To celebrate Black History Month, Gannon University’s Black Student Union (BSU) will hold the first Black History Month celebration at 7:30 p.m. Tuesday in the Mary, Seat of Wisdom Chapel.
At the event, there will be performers singing, dancing and reciting poetry.
Erika Thomas, a junior criminal justice major and president of the BSU, said that she hopes that celebrating black culture fosters support from campus administrators, staff and students.
“Often people set apart black history as if it is just something that applies to just black people, but it doesn’t,” Thomas said. “Black history is everyone’s history. Black history is American history and we plan to show that through our performance and celebrate it as well.”

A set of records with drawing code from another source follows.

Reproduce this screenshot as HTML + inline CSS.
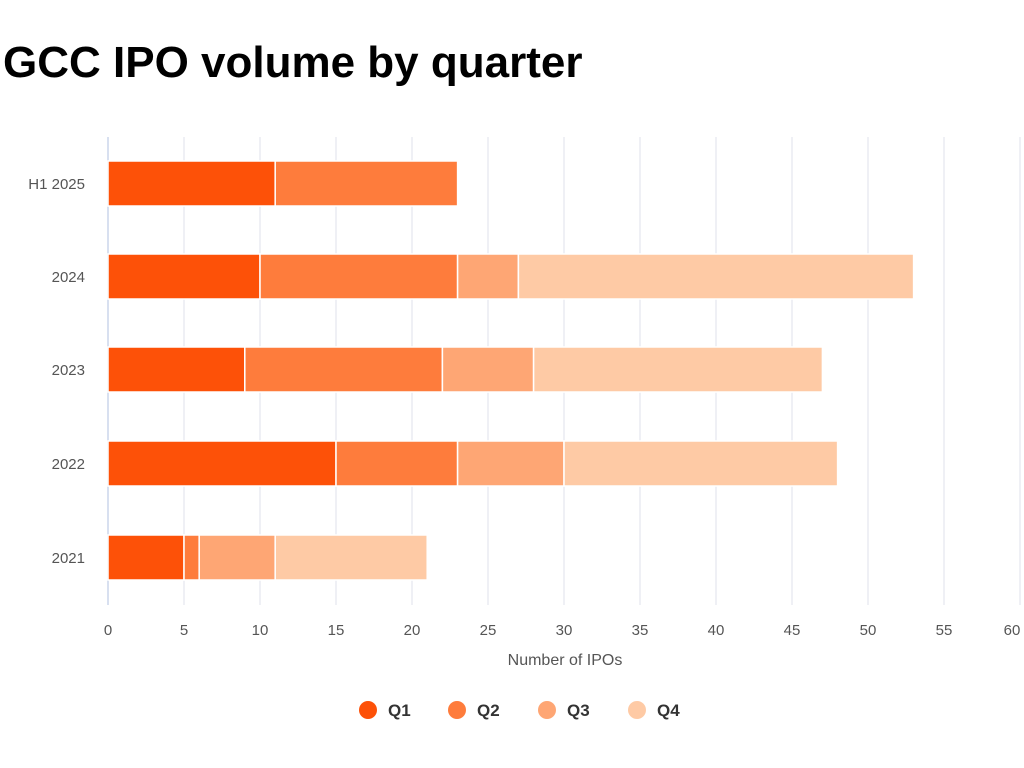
<!DOCTYPE html>
<html><head><meta charset="utf-8"><style>
html,body{margin:0;padding:0;background:#fff;width:1024px;height:768px;overflow:hidden}
</style></head><body>
<svg width="1024" height="768" xmlns="http://www.w3.org/2000/svg" font-family="Liberation Sans, sans-serif">
<text x="3" y="77" font-size="44" font-weight="bold" fill="#000">GCC IPO volume by quarter</text>
<g stroke="#e4e7ee" stroke-width="1.2">
<line x1="184" y1="137" x2="184" y2="605"/><line x1="260" y1="137" x2="260" y2="605"/>
<line x1="336" y1="137" x2="336" y2="605"/><line x1="412" y1="137" x2="412" y2="605"/>
<line x1="488" y1="137" x2="488" y2="605"/><line x1="564" y1="137" x2="564" y2="605"/>
<line x1="640" y1="137" x2="640" y2="605"/><line x1="716" y1="137" x2="716" y2="605"/>
<line x1="792" y1="137" x2="792" y2="605"/><line x1="868" y1="137" x2="868" y2="605"/>
<line x1="944" y1="137" x2="944" y2="605"/><line x1="1020" y1="137" x2="1020" y2="605"/>
</g>
<line x1="108" y1="137" x2="108" y2="605" stroke="#ccd6eb" stroke-width="1.5"/>
<g stroke="#fff" stroke-width="1.5">
<rect x="108" y="161" width="167.2" height="45" fill="#fd5108"/>
<rect x="275.2" y="161" width="182.4" height="45" fill="#fe7c3c"/>
<rect x="108" y="254" width="152" height="45" fill="#fd5108"/>
<rect x="260" y="254" width="197.6" height="45" fill="#fe7c3c"/>
<rect x="457.6" y="254" width="60.8" height="45" fill="#fea674"/>
<rect x="518.4" y="254" width="395.2" height="45" fill="#fecaa5"/>
<rect x="108" y="347" width="136.8" height="45" fill="#fd5108"/>
<rect x="244.8" y="347" width="197.6" height="45" fill="#fe7c3c"/>
<rect x="442.4" y="347" width="91.2" height="45" fill="#fea674"/>
<rect x="533.6" y="347" width="288.8" height="45" fill="#fecaa5"/>
<rect x="108" y="441" width="228" height="45" fill="#fd5108"/>
<rect x="336" y="441" width="121.6" height="45" fill="#fe7c3c"/>
<rect x="457.6" y="441" width="106.4" height="45" fill="#fea674"/>
<rect x="564" y="441" width="273.6" height="45" fill="#fecaa5"/>
<rect x="108" y="535" width="76" height="45" fill="#fd5108"/>
<rect x="184" y="535" width="15.2" height="45" fill="#fe7c3c"/>
<rect x="199.2" y="535" width="76" height="45" fill="#fea674"/>
<rect x="275.2" y="535" width="152" height="45" fill="#fecaa5"/>
</g>
<g font-size="15" fill="#555" text-anchor="end">
<text x="85" y="189">H1 2025</text><text x="85" y="282">2024</text>
<text x="85" y="375">2023</text><text x="85" y="469">2022</text><text x="85" y="563">2021</text>
</g>
<g font-size="15" fill="#555" text-anchor="middle">
<text x="108" y="635">0</text><text x="184" y="635">5</text><text x="260" y="635">10</text>
<text x="336" y="635">15</text><text x="412" y="635">20</text><text x="488" y="635">25</text>
<text x="564" y="635">30</text><text x="640" y="635">35</text><text x="716" y="635">40</text>
<text x="792" y="635">45</text><text x="868" y="635">50</text><text x="944" y="635">55</text>
<text x="1012" y="635">60</text>
<text x="565" y="665" font-size="16">Number of IPOs</text>
</g>
<g font-size="17" font-weight="bold" fill="#333">
<circle cx="368" cy="710" r="9" fill="#fd5108"/><text x="388" y="716">Q1</text>
<circle cx="457" cy="710" r="9" fill="#fe7c3c"/><text x="477" y="716">Q2</text>
<circle cx="547" cy="710" r="9" fill="#fea674"/><text x="567" y="716">Q3</text>
<circle cx="637" cy="710" r="9" fill="#fecaa5"/><text x="657" y="716">Q4</text>
</g>
</svg>
</body></html>
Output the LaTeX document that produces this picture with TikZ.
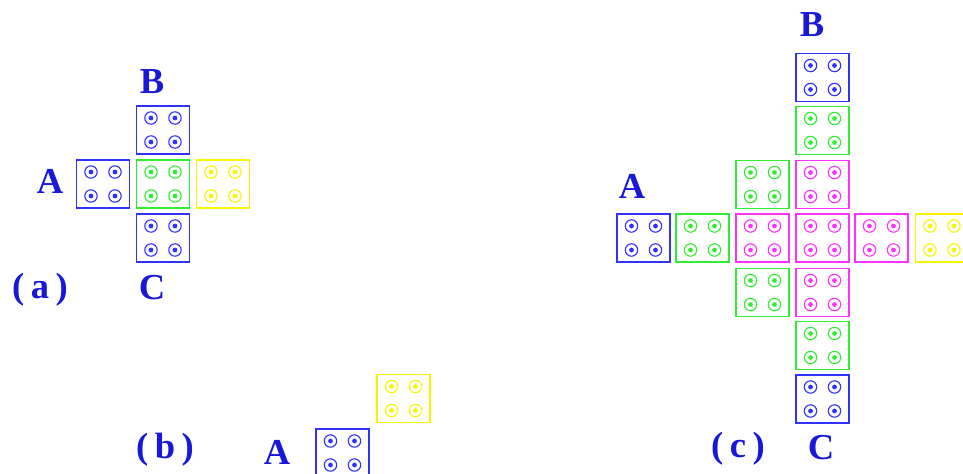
\documentclass[tikz,border=0pt]{standalone}
\usepackage{fontspec}
\newfontfamily\lblfont{Liberation Serif}
\usetikzlibrary{calc}
\definecolor{cellblue}{HTML}{3232FF}
\definecolor{cellgreen}{HTML}{32EE32}
\definecolor{cellyellow}{HTML}{F6F600}
\definecolor{cellpink}{HTML}{FF32FF}
\definecolor{textblue}{HTML}{1818D8}
% one square with its four rings: name, x, y, colour
\newcommand{\cellbox}[4]{%
  \node[cell,draw=#4] (#1) at (#2,#3) {};
  \foreach \dx in {-12,12}
    \foreach \dy in {-12,12}
      \node[ring=#4] at ($(#1)+(\dx,\dy)$) {};
}
% spaced brackets of the panel tags
\newcommand{\tagtext}[1]{(\kern0.18em#1\kern0.18em)}

\begin{document}
\begin{tikzpicture}[
  x=0.025cm,y=-0.025cm,
  cell/.style={draw,line width=1.2pt,minimum width=1.33cm,minimum height=1.2cm,inner sep=0pt},
  ring/.style={circle,draw=#1,line width=0.8pt,inner sep=0pt,minimum size=0.31cm,
    path picture={\fill[#1] (path picture bounding box.center) circle (0.06cm);}},
  lbl/.style={text=textblue,font=\lblfont\bfseries\fontsize{26}{28}\selectfont,inner sep=0pt}
]
\clip (0,0) rectangle (963,474);

% (a)
\cellbox{aA}{103}{184}{cellblue}
\cellbox{aMid}{163}{184}{cellgreen}
\cellbox{aEnd}{223}{184}{cellyellow}
\cellbox{aB}{163}{130}{cellblue}
\cellbox{aC}{163}{238}{cellblue}
\node[lbl] (aLabA) at (50,181) {A};
\node[lbl] (aLabB) at (152,82) {B};
\node[lbl] (aLabC) at (152,288) {C};
\node[lbl] (aTag) at (40,290) {\tagtext{a}};

% (b)
\cellbox{bEnd}{403.5}{398.5}{cellyellow}
\cellbox{bA}{342.5}{453}{cellblue}
\node[lbl] (bLabA) at (277,452) {A};
\node[lbl] (bTag) at (165,450) {\tagtext{b}};

% (c)
\cellbox{cA}{643.5}{238}{cellblue}
\cellbox{cRowG}{702.5}{238}{cellgreen}
\cellbox{cRowP}{762.5}{238}{cellpink}
\cellbox{cMid}{822.5}{238}{cellpink}
\cellbox{cRowQ}{881.5}{238}{cellpink}
\cellbox{cEnd}{942}{238}{cellyellow}
\cellbox{cUpL}{762.5}{184.5}{cellgreen}
\cellbox{cDnL}{762.5}{292.5}{cellgreen}
\cellbox{cB}{822.5}{77.5}{cellblue}
\cellbox{cColG}{822.5}{130.5}{cellgreen}
\cellbox{cColP}{822.5}{184.5}{cellpink}
\cellbox{cColQ}{822.5}{292.5}{cellpink}
\cellbox{cColH}{822.5}{345.5}{cellgreen}
\cellbox{cC}{822.5}{399}{cellblue}
\node[lbl] (cLabA) at (632,186) {A};
\node[lbl] (cLabB) at (812,25) {B};
\node[lbl] (cLabC) at (821,448) {C};
\node[lbl] (cTag) at (738,449) {\tagtext{c}};
\end{tikzpicture}
\end{document}
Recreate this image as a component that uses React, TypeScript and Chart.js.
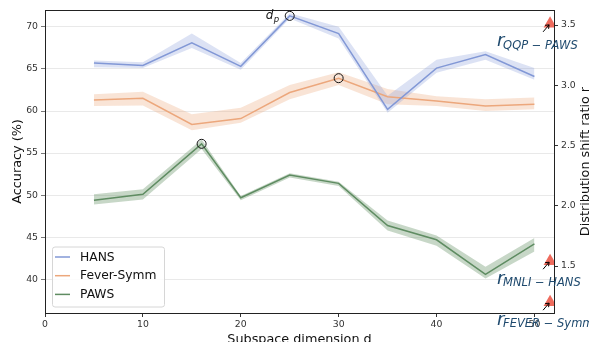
import { useEffect, useRef } from "react";
import { Chart, registerables } from "chart.js";
Chart.register(...registerables);

// ---- data ----
const dims = [5, 10, 15, 20, 25, 30, 35, 40, 45, 50];
const pawsDims = [5, 10, 16, 20, 25, 30, 35, 40, 45, 50];

const hansMean = [65.7, 65.4, 68.1, 65.3, 71.3, 69.2, 60.2, 65.1, 66.7, 64.1];
const hansLow = [65.2, 65.1, 67.5, 64.9, 71.0, 68.6, 59.8, 64.55, 66.1, 63.7];
const hansHigh = [66.0, 65.8, 69.2, 65.7, 71.6, 70.0, 61.8, 66.1, 67.1, 65.1];

const feverMean = [61.3, 61.5, 58.4, 59.1, 62.2, 63.9, 61.7, 61.2, 60.6, 60.8];
const feverLow = [60.6, 60.65, 57.7, 58.6, 61.4, 63.1, 60.8, 60.6, 60.0, 60.2];
const feverHigh = [62.0, 62.3, 59.6, 60.4, 63.1, 64.6, 62.6, 61.75, 61.4, 61.6];

const pawsMean = [49.4, 50.1, 56.1, 49.7, 52.4, 51.4, 46.4, 44.7, 40.6, 44.2];
const pawsLow = [48.9, 49.5, 55.5, 49.4, 52.1, 51.1, 45.8, 44.0, 40.1, 43.3];
const pawsHigh = [50.1, 50.7, 56.6, 49.9, 52.6, 51.6, 47.0, 45.2, 41.5, 44.9];

const peakDims = [25, 30, 16];
const peakAcc = [71.3, 63.9, 56.1];

const ratioDims = [51.6, 51.6, 51.6];
const ratios = [3.51, 1.54, 1.2];
const ratioLabels = ["QQP \u2212 PAWS", "MNLI \u2212 HANS", "FEVER \u2212 Symm"];

const seriesNames = ["HANS", "Fever-Symm", "PAWS"];

const xTicksMin = 0, xTicksMax = 52;
const yMin = 36, yMax = 72;
const y2Min = 1.11, y2Max = 3.625;

// ---- styles ----
const lineColors = ["#8298d6", "#eca77c", "#5f8c62"];
const bandColors = ["rgba(130,150,215,0.28)", "rgba(235,165,120,0.3)", "rgba(95,140,95,0.35)"];
const FONT = "'DejaVu Sans', sans-serif";
const annColor = "#1f4a6e";

const pts = (xs: number[], ys: number[]) => xs.map((x, i) => ({ x, y: ys[i] }));

const keepMultiples = (step: number) => (scale: any) => {
  scale.ticks = scale.ticks.filter((t: any) => Math.abs(t.value / step - Math.round(t.value / step)) < 1e-6);
};

const extras = {
  id: "extras",
  afterDraw(chart: any) {
    const ctx = chart.ctx as CanvasRenderingContext2D;
    const { left, right, top, bottom } = chart.chartArea;
    const xs = chart.scales.x, ys = chart.scales.y, y2 = chart.scales.y2;
    ctx.save();
    // top frame line
    ctx.strokeStyle = "#222";
    ctx.lineWidth = 1;
    ctx.beginPath();
    ctx.moveTo(left, top + 0.5);
    ctx.lineTo(right, top + 0.5);
    ctx.stroke();

    // axis titles
    ctx.fillStyle = "#111";
    ctx.font = `12.8px ${FONT}`;
    ctx.textAlign = "center";
    ctx.textBaseline = "alphabetic";
    ctx.fillText("Subspace dimension d", (left + right) / 2, 342.5);
    ctx.save();
    ctx.translate(21, (top + bottom) / 2);
    ctx.rotate(-Math.PI / 2);
    ctx.fillText("Accuracy (%)", 0, 0);
    ctx.restore();
    ctx.save();
    ctx.translate(589, (top + bottom) / 2);
    ctx.rotate(-Math.PI / 2);
    ctx.fillText("Distribution shift ratio r", 0, 0);
    ctx.restore();

    // d_p annotation
    const cx = xs.getPixelForValue(peakDims[0]);
    const cy = ys.getPixelForValue(peakAcc[0]);
    ctx.textAlign = "left";
    ctx.fillStyle = "#111";
    ctx.font = `italic 12px ${FONT}`;
    ctx.fillText("d", cx - 24, cy + 3);
    ctx.font = `italic 8.5px ${FONT}`;
    ctx.fillText("p", cx - 16, cy + 6);

    // ratio annotations
    for (let i = 0; i < ratios.length; i++) {
      const tx = xs.getPixelForValue(ratioDims[i]);
      const ty = y2.getPixelForValue(ratios[i]);
      // arrow
      ctx.strokeStyle = "#000";
      ctx.lineWidth = 1;
      const ax = tx - 7, ay = ty + 8, hx = tx - 1, hy = ty + 1;
      ctx.beginPath();
      ctx.moveTo(ax, ay);
      ctx.lineTo(hx, hy);
      ctx.moveTo(hx, hy);
      ctx.lineTo(hx - 4, hy + 0.5);
      ctx.moveTo(hx, hy);
      ctx.lineTo(hx - 0.5, hy + 4);
      ctx.stroke();
      // label
      ctx.fillStyle = annColor;
      ctx.font = `italic 18px ${FONT}`;
      ctx.fillText("r", tx - 53, ty + 22.5);
      ctx.font = `italic 11.5px ${FONT}`;
      ctx.fillText(ratioLabels[i], tx - 47, ty + 25);
    }

    // legend
    const lx = 52, ly = 246.5, lw = 112, lh = 60;
    ctx.fillStyle = "rgba(255,255,255,0.85)";
    ctx.strokeStyle = "#d6d6d6";
    ctx.lineWidth = 1;
    ctx.beginPath();
    (ctx as any).roundRect(lx + 0.5, ly + 0.5, lw, lh, 2.5);
    ctx.fill();
    ctx.stroke();
    ctx.font = `12.3px ${FONT}`;
    ctx.textBaseline = "middle";
    for (let i = 0; i < seriesNames.length; i++) {
      const rowY = 257 + i * 18.7;
      ctx.strokeStyle = lineColors[i];
      ctx.lineWidth = 1.5;
      ctx.beginPath();
      ctx.moveTo(55, rowY);
      ctx.lineTo(70, rowY);
      ctx.stroke();
      ctx.fillStyle = "#111";
      ctx.fillText(seriesNames[i], 80, rowY + 0.5);
    }
    ctx.restore();
  },
};

export default function App() {
  const ref = useRef<HTMLCanvasElement | null>(null);
  useEffect(() => {
    if (!ref.current) return;
    const means = [hansMean, feverMean, pawsMean];
    const lows = [hansLow, feverLow, pawsLow];
    const highs = [hansHigh, feverHigh, pawsHigh];
    const xsets = [dims, dims, pawsDims];
    const datasets: any[] = [];
    for (let i = 0; i < 3; i++) {
      datasets.push({
        label: seriesNames[i] + " high",
        data: pts(xsets[i], highs[i]),
        borderWidth: 0,
        borderColor: "rgba(0,0,0,0)",
        pointRadius: 0,
        fill: false,
        order: 3,
        yAxisID: "y",
      });
      datasets.push({
        label: seriesNames[i] + " low",
        data: pts(xsets[i], lows[i]),
        borderWidth: 0,
        borderColor: "rgba(0,0,0,0)",
        backgroundColor: bandColors[i],
        pointRadius: 0,
        fill: "-1",
        order: 3,
        yAxisID: "y",
      });
    }
    for (let i = 0; i < 3; i++) {
      datasets.push({
        label: seriesNames[i],
        data: pts(xsets[i], means[i]),
        borderColor: lineColors[i],
        borderWidth: 1.5,
        pointRadius: 0,
        fill: false,
        tension: 0,
        order: 2,
        yAxisID: "y",
      });
    }
    datasets.push({
      label: "peaks",
      data: pts(peakDims, peakAcc),
      showLine: false,
      pointStyle: "circle",
      pointRadius: 4.5,
      pointBorderColor: "#111",
      pointBorderWidth: 1,
      pointBackgroundColor: "rgba(0,0,0,0)",
      order: 1,
      yAxisID: "y",
    });
    datasets.push({
      label: "ratios",
      data: pts(ratioDims, ratios),
      showLine: false,
      pointStyle: "triangle",
      pointRadius: 7.5,
      pointBorderWidth: 0,
      pointBorderColor: "#ee6b5d",
      pointBackgroundColor: "#ee6b5d",
      order: 0,
      yAxisID: "y2",
    });

    const tickFont = { family: FONT, size: 9.3 };
    const chart = new Chart(ref.current, {
      type: "line",
      data: { datasets },
      plugins: [extras],
      options: {
        animation: false,
        responsive: true,
        maintainAspectRatio: false,
        layout: { padding: { top: 10, left: 0, right: 0, bottom: 0 } },
        plugins: { legend: { display: false }, tooltip: { enabled: false }, title: { display: false } },
        scales: {
          x: {
            type: "linear",
            min: xTicksMin,
            max: xTicksMax,
            ticks: { stepSize: 10, font: tickFont, color: "#333", padding: 2, maxRotation: 0 },
            grid: { drawOnChartArea: false, tickLength: 4, tickColor: "#333" },
            border: { color: "#222", width: 1 },
            afterBuildTicks: keepMultiples(10),
            afterFit: (s: any) => { s.height = 29; },
          },
          y: {
            type: "linear",
            position: "left",
            min: yMin,
            max: yMax,
            ticks: { stepSize: 5, font: tickFont, color: "#333", padding: 3 },
            grid: { color: "#e3e3e3", lineWidth: 0.8, tickLength: 4, tickColor: "#555" },
            border: { color: "#222", width: 1 },
            afterBuildTicks: keepMultiples(5),
            afterFit: (s: any) => { s.width = 45; },
          },
          y2: {
            type: "linear",
            position: "right",
            min: y2Min,
            max: y2Max,
            ticks: { stepSize: 0.5, font: tickFont, color: "#333", padding: 3, callback: (v: any) => Number(v).toFixed(1) },
            grid: { drawOnChartArea: false, tickLength: 4, tickColor: "#333" },
            border: { color: "#222", width: 1 },
            afterBuildTicks: keepMultiples(0.5),
            afterFit: (s: any) => { s.width = 35; },
          },
        },
      } as any,
    });
    return () => chart.destroy();
  }, []);
  return (
    <div style={{ position: "fixed", left: 0, top: 0, width: 589, height: 342, background: "#fff" }}>
      <canvas ref={ref} />
    </div>
  );
}
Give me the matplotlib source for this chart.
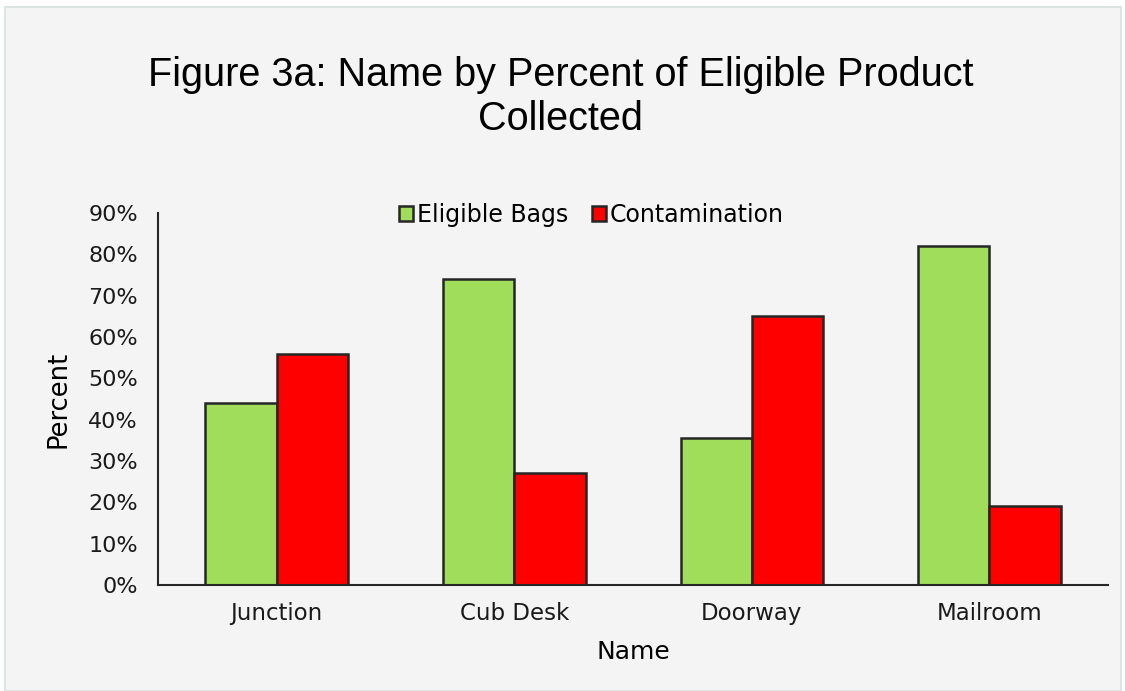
import numpy as np
import matplotlib.pyplot as plt
from matplotlib.patches import Rectangle

plt.rcParams['font.family'] = ['Liberation Sans', 'DejaVu Sans']

# Data
names = ["Junction", "Cub Desk", "Doorway", "Mailroom"]
eligible = [0.44, 0.74, 0.355, 0.82]
contamination = [0.56, 0.27, 0.65, 0.19]
yticks = [0, 0.1, 0.2, 0.3, 0.4, 0.5, 0.6, 0.7, 0.8, 0.9]
ytick_labels = ["0%", "10%", "20%", "30%", "40%", "50%", "60%", "70%", "80%", "90%"]

wide = ['DejaVu Sans']  # the reference labels are set wide

fig = plt.figure(figsize=(11.25, 6.91), dpi=100)
fig.patch.set_facecolor("white")
# light panel behind the chart
fig.patches.append(Rectangle((0.004, 0.0), 0.992, 0.99, transform=fig.transFigure,
                             facecolor="#f4f4f4", edgecolor="#dce4e4", linewidth=1.5,
                             zorder=-10))

ax = fig.add_axes([0.1404, 0.1534, 0.8446, 0.5384])
ax.set_facecolor("#f4f4f4")

x = np.arange(len(names))
w = 0.3
ax.bar(x - w / 2, eligible, w, color="#9fdd5a", edgecolor="#262626", linewidth=1.8,
       label="Eligible Bags")
ax.bar(x + w / 2, contamination, w, color="#ff0000", edgecolor="#262626", linewidth=1.8,
       label="Contamination")

ax.set_xlim(-0.5, len(names) - 0.5)
ax.set_ylim(0, 0.9)
ax.set_yticks(yticks)
ax.set_yticklabels(ytick_labels, fontsize=16, family=wide, color="#1a1a1a")
ax.set_xticks(x)
ax.set_xticklabels(names, fontsize=16.5, family=wide, color="#1a1a1a")
ax.tick_params(length=0)
ax.tick_params(axis="y", pad=14.5)
ax.tick_params(axis="x", pad=12)

for s in ["top", "right"]:
    ax.spines[s].set_visible(False)
for s in ["left", "bottom"]:
    ax.spines[s].set_color("#262626")
    ax.spines[s].set_linewidth(1.5)

ax.set_ylabel("Percent", fontsize=18.5, family=wide, labelpad=12)
ax.set_xlabel("Name", fontsize=18, family=wide, labelpad=11)

fig.text(0.498, 0.86, "Figure 3a: Name by Percent of Eligible Product\nCollected",
         ha="center", va="center", fontsize=28.5, linespacing=1.2)

ax.legend(loc="upper center", bbox_to_anchor=(0.456, 1.085), ncol=2, frameon=False,
          prop={'family': wide, 'size': 17}, handlelength=0.6, handleheight=0.6,
          handletextpad=0.15, columnspacing=1.0)

fig.savefig("out.png", dpi=100, facecolor=fig.get_facecolor())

Lydia Bundy, a junior health management major and vice president of the BSU, said that she thinks Black History Month is important because it highlights the historical contributions of black people in America.
“It provides a month-long opportunity for people to learn and appreciate them,” she said. “[The Gannon celebration] means an opportunity to educate the student body on these contributions and enlightening our peers on events and figures that our high schools neglected to cover.”
Bundy also said that she hopes the attendees take away an appreciation of black culture and a better understanding of what it means to be black in America.
“It’s going to be good,” she said.
Breeze Bowen, a freshman environmental engineering major and member of the BSU, said that she hopes the attendees understand that there is a difference between culture and black culture.
“I hope they gain an understanding as to why we feel this month is important to us and that Black History Month needs to be made more of an importance,” Bowen said. “It’s not just another month to us. These 28 days mean a lot and the fact that people don’t even know about it is honestly unacceptable.
“I hope they become more educated about the importance of black history after this performance and they take home the knowledge.”